== Material

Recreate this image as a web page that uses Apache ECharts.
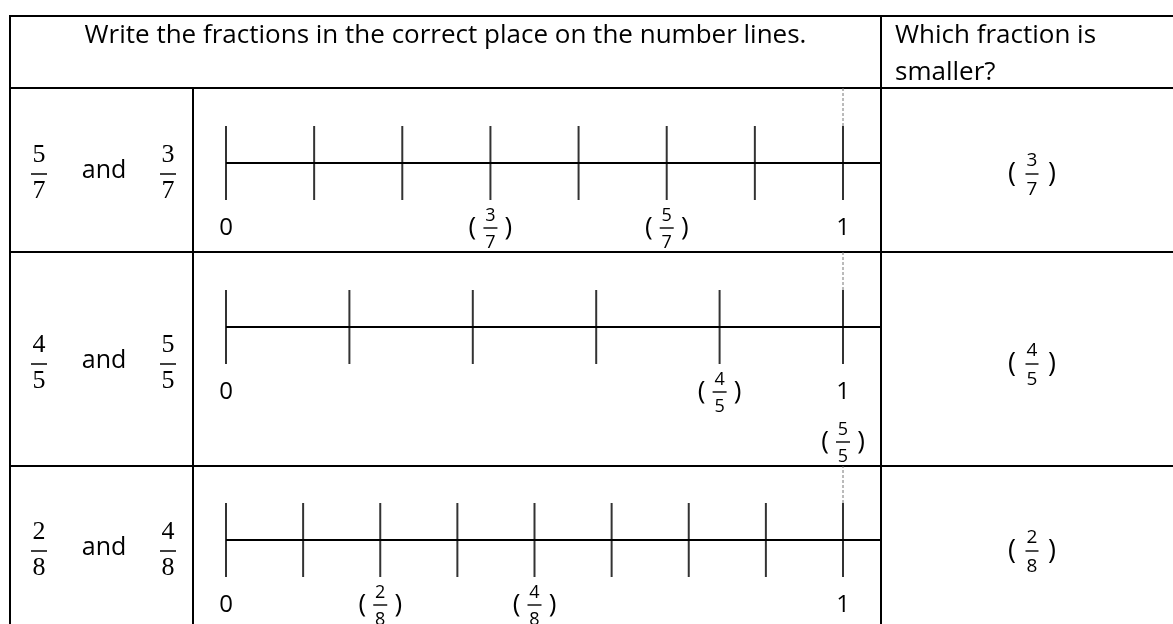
<!DOCTYPE html>
<html>
<head>
<meta charset="utf-8">
<script src="https://cdn.jsdelivr.net/npm/echarts@6/dist/echarts.min.js"></script>
<style>
    html, body { margin: 0; padding: 0; background: #fff; }
    #main { width: 1173px; height: 624px; }
</style>
</head>
<body>
<div id="main"></div>
<script>
// fractions to compare, one pair per row
var firstFractions = [[5, 7], [4, 5], [2, 8]];
var secondFractions = [[3, 7], [5, 5], [4, 8]];
// number of equal parts on each number line
var denominators = [7, 5, 8];
// answer column
var smallerFractions = [[3, 7], [4, 5], [2, 8]];
var endLabels = ['0', '1'];
var headerText = 'Write the fractions in the correct place on the number lines.';
var questionLines = ['Which fraction is', 'smaller?'];

// table layout (pixels)
var rows = [
    { top: 88, bottom: 252, line: 163 },
    { top: 252, bottom: 466, line: 327 },
    { top: 466, bottom: 624, line: 540 }
];
var colLeft = 10, colMid = 193, colRight = 881, pageRight = 1173, tableTop = 16;
var zeroX = 226, oneX = 843;
var unit = oneX - zeroX;
var tickHalf = 37;
var labelY = -65, secondLabelY = -115;

var sans = 'Open Sans';
var serif = 'Liberation Serif';

function txt(x, y, text, size, family, align) {
    return {
        type: 'text', x: x, y: y, silent: true,
        style: {
            text: text, fontSize: size, fontFamily: family, fill: '#000',
            align: align || 'center', textAlign: align || 'center',
            verticalAlign: 'middle', textVerticalAlign: 'middle'
        }
    };
}

function hline(x1, x2, y, w) {
    return { type: 'line', silent: true, shape: { x1: x1, y1: y, x2: x2, y2: y }, style: { stroke: '#000', lineWidth: w || 2 } };
}

function vline(x, y1, y2, w) {
    return { type: 'line', silent: true, shape: { x1: x, y1: y1, x2: x, y2: y2 }, style: { stroke: '#000', lineWidth: w || 2 } };
}

// stacked fraction, cy = fraction bar
function fracParts(cx, cy, num, den, o) {
    var parts = [
        txt(cx, cy - o.up, String(num), o.size, o.font),
        hline(cx - o.bar / 2, cx + o.bar / 2, cy, o.lw),
        txt(cx, cy + o.down, String(den), o.size, o.font)
    ];
    if (o.paren) {
        parts.push(txt(cx - o.paren, cy, '(', o.parenSize, o.font));
        parts.push(txt(cx + o.paren, cy, ')', o.parenSize, o.font));
    }
    return parts;
}

var bigFrac = { up: 19, down: 17, size: 26, font: serif, bar: 16, lw: 1.5 };
var smallFrac = { up: 12, down: 15, size: 18, font: sans, bar: 14, lw: 1.4, paren: 18, parenSize: 26 };
var answerFrac = { up: 13, down: 16, size: 19, font: sans, bar: 13, lw: 1.4, paren: 20, parenSize: 27 };

// table lines and fixed text
var elements = [];
elements.push(hline(colLeft, pageRight, tableTop));
elements.push(hline(colLeft, pageRight, rows[0].top));
elements.push(hline(colLeft, pageRight, rows[1].top));
elements.push(hline(colLeft, pageRight, rows[2].top));
elements.push(vline(colLeft, tableTop - 1, 624));
elements.push(vline(colMid, rows[0].top, 624));
elements.push(vline(colRight, tableTop, 624));
elements.push(txt((colLeft + colRight) / 2, 36, headerText, 26, sans));
elements.push(txt(895, 36, questionLines[0], 26, sans, 'left'));
elements.push(txt(895, 73, questionLines[1], 26, sans, 'left'));

rows.forEach(function (r, i) {
    var barY = r.line + (i === 1 ? 37 : 11);
    elements = elements.concat(fracParts(39, barY, firstFractions[i][0], firstFractions[i][1], bigFrac));
    elements.push(txt(104, barY - 3, 'and', 25, sans));
    elements = elements.concat(fracParts(168, barY, secondFractions[i][0], secondFractions[i][1], bigFrac));
    elements = elements.concat(fracParts(1032, barY, smallerFractions[i][0], smallerFractions[i][1], answerFrac));
});

// number lines: one grid per row
var grids = [], xAxes = [], yAxes = [], series = [];
var xMin = -(zeroX - colMid) / unit, xMax = (colRight - zeroX) / unit;

rows.forEach(function (r, i) {
    var den = denominators[i];
    grids.push({ left: colMid, top: r.top, width: colRight - colMid, height: r.bottom - r.top });
    xAxes.push({ type: 'value', gridIndex: i, min: xMin, max: xMax, show: false });
    yAxes.push({ type: 'value', gridIndex: i, min: -(r.bottom - r.line), max: r.line - r.top, show: false });

    var ticks = [];
    for (var k = 0; k <= den; k++) ticks.push([k / den, 0]);

    var placed = [firstFractions[i], secondFractions[i]].map(function (f) {
        return [f[0] / f[1], f[0] === f[1] ? secondLabelY : labelY, f[0], f[1]];
    });

    series.push({
        type: 'line', xAxisIndex: i, yAxisIndex: i, data: [[0, 0], [xMax, 0]],
        symbol: 'none', silent: true, lineStyle: { color: '#000', width: 2 }
    });
    series.push({
        type: 'line', xAxisIndex: i, yAxisIndex: i, data: [[1, tickHalf], [1, r.line - r.top]],
        symbol: 'none', silent: true, lineStyle: { color: '#777', width: 1, type: [3, 2] }
    });
    series.push({
        type: 'scatter', xAxisIndex: i, yAxisIndex: i, data: ticks,
        symbol: 'rect', symbolSize: [2, tickHalf * 2], silent: true, itemStyle: { color: '#000' }
    });
    series.push({
        type: 'custom', xAxisIndex: i, yAxisIndex: i, silent: true, clip: true,
        data: [[0, labelY], [1, labelY]],
        renderItem: function (params, api) {
            var p = api.coord([api.value(0), api.value(1)]);
            return txt(p[0], p[1], endLabels[params.dataIndex], 24, sans);
        }
    });
    series.push({
        type: 'custom', xAxisIndex: i, yAxisIndex: i, silent: true, clip: true,
        data: placed,
        renderItem: function (params, api) {
            var p = api.coord([api.value(0), api.value(1)]);
            return { type: 'group', children: fracParts(p[0], p[1], api.value(2), api.value(3), smallFrac) };
        }
    });
});

var chart = echarts.init(document.getElementById('main'));
chart.setOption({
    animation: false,
    grid: grids,
    xAxis: xAxes,
    yAxis: yAxes,
    series: series,
    graphic: { elements: elements }
});
</script>
</body>
</html>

====

=== Problem details ===
Copy all the lines of data exactly as they appear, dropping any images.

=== Expected answer ===
Recreate this image as a web page that uses Apache ECharts.
<!DOCTYPE html>
<html>
<head>
<meta charset="utf-8">
<script src="https://cdn.jsdelivr.net/npm/echarts@6/dist/echarts.min.js"></script>
<style>
    html, body { margin: 0; padding: 0; background: #fff; }
    #main { width: 1173px; height: 624px; }
</style>
</head>
<body>
<div id="main"></div>
<script>
// fractions to compare, one pair per row
var firstFractions = [[5, 7], [4, 5], [2, 8]];
var secondFractions = [[3, 7], [5, 5], [4, 8]];
// number of equal parts on each number line
var denominators = [7, 5, 8];
// answer column
var smallerFractions = [[3, 7], [4, 5], [2, 8]];
var endLabels = ['0', '1'];
var headerText = 'Write the fractions in the correct place on the number lines.';
var questionLines = ['Which fraction is', 'smaller?'];

// table layout (pixels)
var rows = [
    { top: 88, bottom: 252, line: 163 },
    { top: 252, bottom: 466, line: 327 },
    { top: 466, bottom: 624, line: 540 }
];
var colLeft = 10, colMid = 193, colRight = 881, pageRight = 1173, tableTop = 16;
var zeroX = 226, oneX = 843;
var unit = oneX - zeroX;
var tickHalf = 37;
var labelY = -65, secondLabelY = -115;

var sans = 'Open Sans';
var serif = 'Liberation Serif';

function txt(x, y, text, size, family, align) {
    return {
        type: 'text', x: x, y: y, silent: true,
        style: {
            text: text, fontSize: size, fontFamily: family, fill: '#000',
            align: align || 'center', textAlign: align || 'center',
            verticalAlign: 'middle', textVerticalAlign: 'middle'
        }
    };
}

function hline(x1, x2, y, w) {
    return { type: 'line', silent: true, shape: { x1: x1, y1: y, x2: x2, y2: y }, style: { stroke: '#000', lineWidth: w || 2 } };
}

function vline(x, y1, y2, w) {
    return { type: 'line', silent: true, shape: { x1: x, y1: y1, x2: x, y2: y2 }, style: { stroke: '#000', lineWidth: w || 2 } };
}

// stacked fraction, cy = fraction bar
function fracParts(cx, cy, num, den, o) {
    var parts = [
        txt(cx, cy - o.up, String(num), o.size, o.font),
        hline(cx - o.bar / 2, cx + o.bar / 2, cy, o.lw),
        txt(cx, cy + o.down, String(den), o.size, o.font)
    ];
    if (o.paren) {
        parts.push(txt(cx - o.paren, cy, '(', o.parenSize, o.font));
        parts.push(txt(cx + o.paren, cy, ')', o.parenSize, o.font));
    }
    return parts;
}

var bigFrac = { up: 19, down: 17, size: 26, font: serif, bar: 16, lw: 1.5 };
var smallFrac = { up: 12, down: 15, size: 18, font: sans, bar: 14, lw: 1.4, paren: 18, parenSize: 26 };
var answerFrac = { up: 13, down: 16, size: 19, font: sans, bar: 13, lw: 1.4, paren: 20, parenSize: 27 };

// table lines and fixed text
var elements = [];
elements.push(hline(colLeft, pageRight, tableTop));
elements.push(hline(colLeft, pageRight, rows[0].top));
elements.push(hline(colLeft, pageRight, rows[1].top));
elements.push(hline(colLeft, pageRight, rows[2].top));
elements.push(vline(colLeft, tableTop - 1, 624));
elements.push(vline(colMid, rows[0].top, 624));
elements.push(vline(colRight, tableTop, 624));
elements.push(txt((colLeft + colRight) / 2, 36, headerText, 26, sans));
elements.push(txt(895, 36, questionLines[0], 26, sans, 'left'));
elements.push(txt(895, 73, questionLines[1], 26, sans, 'left'));

rows.forEach(function (r, i) {
    var barY = r.line + (i === 1 ? 37 : 11);
    elements = elements.concat(fracParts(39, barY, firstFractions[i][0], firstFractions[i][1], bigFrac));
    elements.push(txt(104, barY - 3, 'and', 25, sans));
    elements = elements.concat(fracParts(168, barY, secondFractions[i][0], secondFractions[i][1], bigFrac));
    elements = elements.concat(fracParts(1032, barY, smallerFractions[i][0], smallerFractions[i][1], answerFrac));
});

// number lines: one grid per row
var grids = [], xAxes = [], yAxes = [], series = [];
var xMin = -(zeroX - colMid) / unit, xMax = (colRight - zeroX) / unit;

rows.forEach(function (r, i) {
    var den = denominators[i];
    grids.push({ left: colMid, top: r.top, width: colRight - colMid, height: r.bottom - r.top });
    xAxes.push({ type: 'value', gridIndex: i, min: xMin, max: xMax, show: false });
    yAxes.push({ type: 'value', gridIndex: i, min: -(r.bottom - r.line), max: r.line - r.top, show: false });

    var ticks = [];
    for (var k = 0; k <= den; k++) ticks.push([k / den, 0]);

    var placed = [firstFractions[i], secondFractions[i]].map(function (f) {
        return [f[0] / f[1], f[0] === f[1] ? secondLabelY : labelY, f[0], f[1]];
    });

    series.push({
        type: 'line', xAxisIndex: i, yAxisIndex: i, data: [[0, 0], [xMax, 0]],
        symbol: 'none', silent: true, lineStyle: { color: '#000', width: 2 }
    });
    series.push({
        type: 'line', xAxisIndex: i, yAxisIndex: i, data: [[1, tickHalf], [1, r.line - r.top]],
        symbol: 'none', silent: true, lineStyle: { color: '#777', width: 1, type: [3, 2] }
    });
    series.push({
        type: 'scatter', xAxisIndex: i, yAxisIndex: i, data: ticks,
        symbol: 'rect', symbolSize: [2, tickHalf * 2], silent: true, itemStyle: { color: '#000' }
    });
    series.push({
        type: 'custom', xAxisIndex: i, yAxisIndex: i, silent: true, clip: true,
        data: [[0, labelY], [1, labelY]],
        renderItem: function (params, api) {
            var p = api.coord([api.value(0), api.value(1)]);
            return txt(p[0], p[1], endLabels[params.dataIndex], 24, sans);
        }
    });
    series.push({
        type: 'custom', xAxisIndex: i, yAxisIndex: i, silent: true, clip: true,
        data: placed,
        renderItem: function (params, api) {
            var p = api.coord([api.value(0), api.value(1)]);
            return { type: 'group', children: fracParts(p[0], p[1], api.value(2), api.value(3), smallFrac) };
        }
    });
});

var chart = echarts.init(document.getElementById('main'));
chart.setOption({
    animation: false,
    grid: grids,
    xAxis: xAxes,
    yAxis: yAxes,
    series: series,
    graphic: { elements: elements }
});
</script>
</body>
</html>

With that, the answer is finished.